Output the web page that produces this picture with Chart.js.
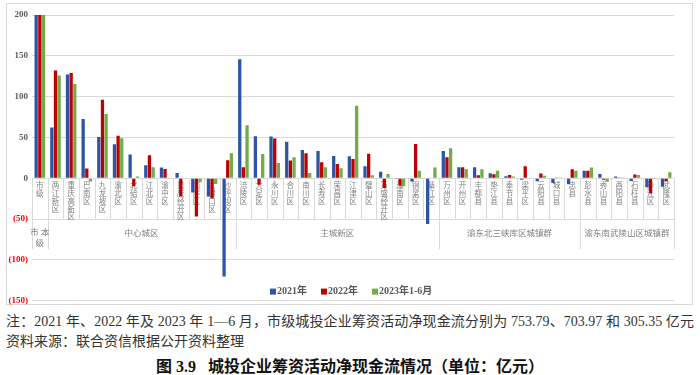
<!DOCTYPE html>
<html>
<head>
<meta charset="utf-8">
<script src="https://cdn.jsdelivr.net/npm/chart.js@4.4.0/dist/chart.umd.min.js"></script>
<style>
    body { margin: 0; background: #fff; width: 700px; height: 375px; overflow: hidden; position: relative; }
    #box { position: absolute; z-index: 0; left: 6px; top: 3px; width: 685px; height: 300px; border: 1px solid #d9d9d9; }
    #grafik { position: absolute; z-index: 2; left: 0; top: 0; width: 700px; height: 310px; }
    .txt { position: absolute; left: 6px; font-family: "Liberation Serif", "Noto Sans CJK SC", serif; color: #333; font-size: 14px; line-height: 20px; white-space: nowrap; }
    #note { top: 312px; width: 688px; text-align-last: justify; }
    #src { top: 332px; }
    #title { position: absolute; left: 0; width: 700px; top: 353px; text-align: center; font-family: "Liberation Serif", "Noto Sans CJK SC", serif; font-weight: bold; font-size: 16px; color: #111; white-space: pre; }
</style>
</head>
<body>
<div id="box"></div>
<canvas id="grafik" width="700" height="310"></canvas>
<div class="txt" id="note">注：2021 年、2022 年及 2023 年 1—6 月，市级城投企业筹资活动净现金流分别为 753.79、703.97 和 305.35 亿元</div>
<div class="txt" id="src">资料来源：联合资信根据公开资料整理</div>
<div id="title">图 3.9   城投企业筹资活动净现金流情况（单位：亿元）</div>
<script>
const categories = ['市级', '两江新区', '重庆高新区', '巴南区', '九龙坡区', '渝北区', '北碚区', '江北区', '渝中区', '重庆经开区', '南岸区', '大渡口区', '沙坪坝区',
    '涪陵区', '大足区', '永川区', '合川区', '南川区', '长寿区', '荣昌区', '江津区', '璧山区', '万盛经开区', '潼南区', '铜梁区', '綦江区',
    '万州区', '开州区', '丰都县', '垫江县', '奉节县', '梁平区', '云阳县', '城口县', '忠县',
    '彭水县', '秀山县', '酉阳县', '石柱县', '黔江区', '武隆区'];
const groupNames = ['市本级', '中心城区', '主城新区', '渝东北三峡库区城镇群', '渝东南武陵山区城镇群'];
const groupSizes = [1, 12, 13, 9, 6];
const seriesNames = ['2021年', '2022年', '2023年1-6月'];
const data2021 = [753.79, 62, 127, 72.6, 50.6, 41.6, 29, 16, 13, 6.5, -17.6, -22.5, -120.5,
    145.7, 51.4, 51, 44.8, 34.7, 33.4, 27.3, 26.9, 14.7, 8, -1, -4, -56,
    33.4, 13.5, 13.5, 6.1, 2.4, -2, -3.7, -6, -7.3,
    9, 5.3, 2, -3.3, -11, -10.6];
const data2022 = [703.97, 132, 129, 12, 96, 52, -10, 28, 11.4, -22.5, -47, -24.5, 22,
    13.5, -8, 48.5, 21.6, 30.6, 19.6, 17.5, 23.6, 30.1, -12, -9, 42, 0.5,
    25.7, 13.5, 3.7, 4.9, 4, 14.7, 5.7, 0.3, 11,
    9, -2, 1, 4.5, -18.8, -3.7];
const data2023 = [305.35, 126, 115.5, -4, 78.7, 49, 2, 13.5, -1, 0.5, -5, -7, 30.6,
    65, 29.8, 18.7, 25.7, 6.5, 13.5, 12.2, 88.9, 3.7, 5.3, -10, 9, 13,
    36.7, 11, 11, 9, 2, 0.5, 2.9, 0.3, 9,
    13, -4.5, 1, 4, -1, 7.3];
const yTickValues = [-150, -100, -50, 0, 50, 100, 150, 200];
const colors = ['#2E55A5', '#C00000', '#70AD47'];

const serif = '"Liberation Serif", "Noto Sans CJK SC", serif';

// category table under the zero line + legend inside the plot
const tablePlugin = {
    id: 'tablePlugin',
    beforeDatasetsDraw(chart) {
        const ctx = chart.ctx;
        const x = chart.scales.x, y = chart.scales.y;
        const w = x.width / categories.length;
        const y0 = y.getPixelForValue(0);
        const y1 = y.getPixelForValue(-50);
        const y2 = y1 + 30;
        ctx.save();
        ctx.strokeStyle = '#d9d9d9';
        ctx.lineWidth = 1;
        const bounds = [0];
        groupSizes.forEach(n => bounds.push(bounds[bounds.length - 1] + n));
        for (let i = 0; i <= categories.length; i++) {
            const px = Math.round(x.left + i * w) + 0.5;
            ctx.beginPath();
            ctx.moveTo(px, y0);
            ctx.lineTo(px, bounds.includes(i) ? y2 : y1);
            ctx.stroke();
        }
        ctx.fillStyle = '#7f7f7f';
        ctx.textAlign = 'center';
        ctx.textBaseline = 'middle';
        ctx.font = '7.5px ' + serif;
        categories.forEach((c, i) => {
            const cx = x.getPixelForValue(i);
            [...c].forEach((ch, k) => ctx.fillText(ch, cx, y0 + 8 + k * 7.8));
        });
        ctx.font = '8.5px ' + serif;
        groupNames.forEach((g, gi) => {
            const a = x.left + bounds[gi] * w, b = x.left + bounds[gi + 1] * w;
            const cx = (a + b) / 2;
            if (ctx.measureText(g).width > b - a - 2) {
                ctx.fillText(g.slice(0, 2).split('').join(' '), cx, y1 + 14);
                ctx.fillText(g.slice(2), cx, y1 + 25);
            } else {
                ctx.fillText(g, cx, y1 + 15);
            }
        });
        ctx.restore();
    },
    afterDraw(chart) {
        const ctx = chart.ctx;
        const y = chart.scales.y;
        ctx.save();
        ctx.font = 'bold 10px ' + serif;
        ctx.textBaseline = 'middle';
        ctx.textAlign = 'left';
        let px = 270;
        const py = y.getPixelForValue(-150) - 9;
        chart.data.datasets.forEach(ds => {
            ctx.fillStyle = ds.backgroundColor;
            ctx.fillRect(px, py - 3, 6, 6);
            ctx.fillStyle = '#595959';
            ctx.fillText(ds.label, px + 7, py);
            px += 7 + ctx.measureText(ds.label).width + 14;
        });
        ctx.restore();
    }
};

const ctx = document.getElementById('grafik').getContext('2d');
new Chart(ctx, {
    type: 'bar',
    data: {
        labels: categories,
        datasets: [data2021, data2022, data2023].map((d, i) => ({
            label: seriesNames[i],
            data: d,
            backgroundColor: colors[i],
            borderWidth: 0,
            categoryPercentage: 0.7,
            barPercentage: 0.9
        }))
    },
    options: {
        responsive: false,
        animation: false,
        layout: { padding: { left: 6, right: 26, top: 15, bottom: 3 } },
        plugins: {
            legend: { display: false },
            tooltip: { enabled: false }
        },
        scales: {
            x: { display: false },
            y: {
                min: yTickValues[0],
                max: yTickValues[yTickValues.length - 1],
                afterFit: function(scale) { scale.width = 26; },
                afterBuildTicks: function(scale) {
                    scale.ticks = yTickValues.map(v => ({ value: v }));
                },
                grid: { color: '#d9d9d9', drawTicks: false },
                border: { display: false },
                ticks: {
                    autoSkip: false,
                    padding: 4,
                    font: { family: serif, size: 9, weight: 'bold' },
                    color: function(c) { return c.tick && c.tick.value < 0 ? '#FF0000' : '#595959'; },
                    callback: function(value) {
                        return value < 0 ? '(' + Math.abs(value) + ')' : value;
                    }
                }
            }
        }
    },
    plugins: [tablePlugin]
});
</script>
</body>
</html>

PROBLEM DESCRIPTION:
Each line of the material must be retyped exactly, except that images are omitted.

TASK SOLUTION:
Output the web page that produces this picture with Chart.js.
<!DOCTYPE html>
<html>
<head>
<meta charset="utf-8">
<script src="https://cdn.jsdelivr.net/npm/chart.js@4.4.0/dist/chart.umd.min.js"></script>
<style>
    body { margin: 0; background: #fff; width: 700px; height: 375px; overflow: hidden; position: relative; }
    #box { position: absolute; z-index: 0; left: 6px; top: 3px; width: 685px; height: 300px; border: 1px solid #d9d9d9; }
    #grafik { position: absolute; z-index: 2; left: 0; top: 0; width: 700px; height: 310px; }
    .txt { position: absolute; left: 6px; font-family: "Liberation Serif", "Noto Sans CJK SC", serif; color: #333; font-size: 14px; line-height: 20px; white-space: nowrap; }
    #note { top: 312px; width: 688px; text-align-last: justify; }
    #src { top: 332px; }
    #title { position: absolute; left: 0; width: 700px; top: 353px; text-align: center; font-family: "Liberation Serif", "Noto Sans CJK SC", serif; font-weight: bold; font-size: 16px; color: #111; white-space: pre; }
</style>
</head>
<body>
<div id="box"></div>
<canvas id="grafik" width="700" height="310"></canvas>
<div class="txt" id="note">注：2021 年、2022 年及 2023 年 1—6 月，市级城投企业筹资活动净现金流分别为 753.79、703.97 和 305.35 亿元</div>
<div class="txt" id="src">资料来源：联合资信根据公开资料整理</div>
<div id="title">图 3.9   城投企业筹资活动净现金流情况（单位：亿元）</div>
<script>
const categories = ['市级', '两江新区', '重庆高新区', '巴南区', '九龙坡区', '渝北区', '北碚区', '江北区', '渝中区', '重庆经开区', '南岸区', '大渡口区', '沙坪坝区',
    '涪陵区', '大足区', '永川区', '合川区', '南川区', '长寿区', '荣昌区', '江津区', '璧山区', '万盛经开区', '潼南区', '铜梁区', '綦江区',
    '万州区', '开州区', '丰都县', '垫江县', '奉节县', '梁平区', '云阳县', '城口县', '忠县',
    '彭水县', '秀山县', '酉阳县', '石柱县', '黔江区', '武隆区'];
const groupNames = ['市本级', '中心城区', '主城新区', '渝东北三峡库区城镇群', '渝东南武陵山区城镇群'];
const groupSizes = [1, 12, 13, 9, 6];
const seriesNames = ['2021年', '2022年', '2023年1-6月'];
const data2021 = [753.79, 62, 127, 72.6, 50.6, 41.6, 29, 16, 13, 6.5, -17.6, -22.5, -120.5,
    145.7, 51.4, 51, 44.8, 34.7, 33.4, 27.3, 26.9, 14.7, 8, -1, -4, -56,
    33.4, 13.5, 13.5, 6.1, 2.4, -2, -3.7, -6, -7.3,
    9, 5.3, 2, -3.3, -11, -10.6];
const data2022 = [703.97, 132, 129, 12, 96, 52, -10, 28, 11.4, -22.5, -47, -24.5, 22,
    13.5, -8, 48.5, 21.6, 30.6, 19.6, 17.5, 23.6, 30.1, -12, -9, 42, 0.5,
    25.7, 13.5, 3.7, 4.9, 4, 14.7, 5.7, 0.3, 11,
    9, -2, 1, 4.5, -18.8, -3.7];
const data2023 = [305.35, 126, 115.5, -4, 78.7, 49, 2, 13.5, -1, 0.5, -5, -7, 30.6,
    65, 29.8, 18.7, 25.7, 6.5, 13.5, 12.2, 88.9, 3.7, 5.3, -10, 9, 13,
    36.7, 11, 11, 9, 2, 0.5, 2.9, 0.3, 9,
    13, -4.5, 1, 4, -1, 7.3];
const yTickValues = [-150, -100, -50, 0, 50, 100, 150, 200];
const colors = ['#2E55A5', '#C00000', '#70AD47'];

const serif = '"Liberation Serif", "Noto Sans CJK SC", serif';

// category table under the zero line + legend inside the plot
const tablePlugin = {
    id: 'tablePlugin',
    beforeDatasetsDraw(chart) {
        const ctx = chart.ctx;
        const x = chart.scales.x, y = chart.scales.y;
        const w = x.width / categories.length;
        const y0 = y.getPixelForValue(0);
        const y1 = y.getPixelForValue(-50);
        const y2 = y1 + 30;
        ctx.save();
        ctx.strokeStyle = '#d9d9d9';
        ctx.lineWidth = 1;
        const bounds = [0];
        groupSizes.forEach(n => bounds.push(bounds[bounds.length - 1] + n));
        for (let i = 0; i <= categories.length; i++) {
            const px = Math.round(x.left + i * w) + 0.5;
            ctx.beginPath();
            ctx.moveTo(px, y0);
            ctx.lineTo(px, bounds.includes(i) ? y2 : y1);
            ctx.stroke();
        }
        ctx.fillStyle = '#7f7f7f';
        ctx.textAlign = 'center';
        ctx.textBaseline = 'middle';
        ctx.font = '7.5px ' + serif;
        categories.forEach((c, i) => {
            const cx = x.getPixelForValue(i);
            [...c].forEach((ch, k) => ctx.fillText(ch, cx, y0 + 8 + k * 7.8));
        });
        ctx.font = '8.5px ' + serif;
        groupNames.forEach((g, gi) => {
            const a = x.left + bounds[gi] * w, b = x.left + bounds[gi + 1] * w;
            const cx = (a + b) / 2;
            if (ctx.measureText(g).width > b - a - 2) {
                ctx.fillText(g.slice(0, 2).split('').join(' '), cx, y1 + 14);
                ctx.fillText(g.slice(2), cx, y1 + 25);
            } else {
                ctx.fillText(g, cx, y1 + 15);
            }
        });
        ctx.restore();
    },
    afterDraw(chart) {
        const ctx = chart.ctx;
        const y = chart.scales.y;
        ctx.save();
        ctx.font = 'bold 10px ' + serif;
        ctx.textBaseline = 'middle';
        ctx.textAlign = 'left';
        let px = 270;
        const py = y.getPixelForValue(-150) - 9;
        chart.data.datasets.forEach(ds => {
            ctx.fillStyle = ds.backgroundColor;
            ctx.fillRect(px, py - 3, 6, 6);
            ctx.fillStyle = '#595959';
            ctx.fillText(ds.label, px + 7, py);
            px += 7 + ctx.measureText(ds.label).width + 14;
        });
        ctx.restore();
    }
};

const ctx = document.getElementById('grafik').getContext('2d');
new Chart(ctx, {
    type: 'bar',
    data: {
        labels: categories,
        datasets: [data2021, data2022, data2023].map((d, i) => ({
            label: seriesNames[i],
            data: d,
            backgroundColor: colors[i],
            borderWidth: 0,
            categoryPercentage: 0.7,
            barPercentage: 0.9
        }))
    },
    options: {
        responsive: false,
        animation: false,
        layout: { padding: { left: 6, right: 26, top: 15, bottom: 3 } },
        plugins: {
            legend: { display: false },
            tooltip: { enabled: false }
        },
        scales: {
            x: { display: false },
            y: {
                min: yTickValues[0],
                max: yTickValues[yTickValues.length - 1],
                afterFit: function(scale) { scale.width = 26; },
                afterBuildTicks: function(scale) {
                    scale.ticks = yTickValues.map(v => ({ value: v }));
                },
                grid: { color: '#d9d9d9', drawTicks: false },
                border: { display: false },
                ticks: {
                    autoSkip: false,
                    padding: 4,
                    font: { family: serif, size: 9, weight: 'bold' },
                    color: function(c) { return c.tick && c.tick.value < 0 ? '#FF0000' : '#595959'; },
                    callback: function(value) {
                        return value < 0 ? '(' + Math.abs(value) + ')' : value;
                    }
                }
            }
        }
    },
    plugins: [tablePlugin]
});
</script>
</body>
</html>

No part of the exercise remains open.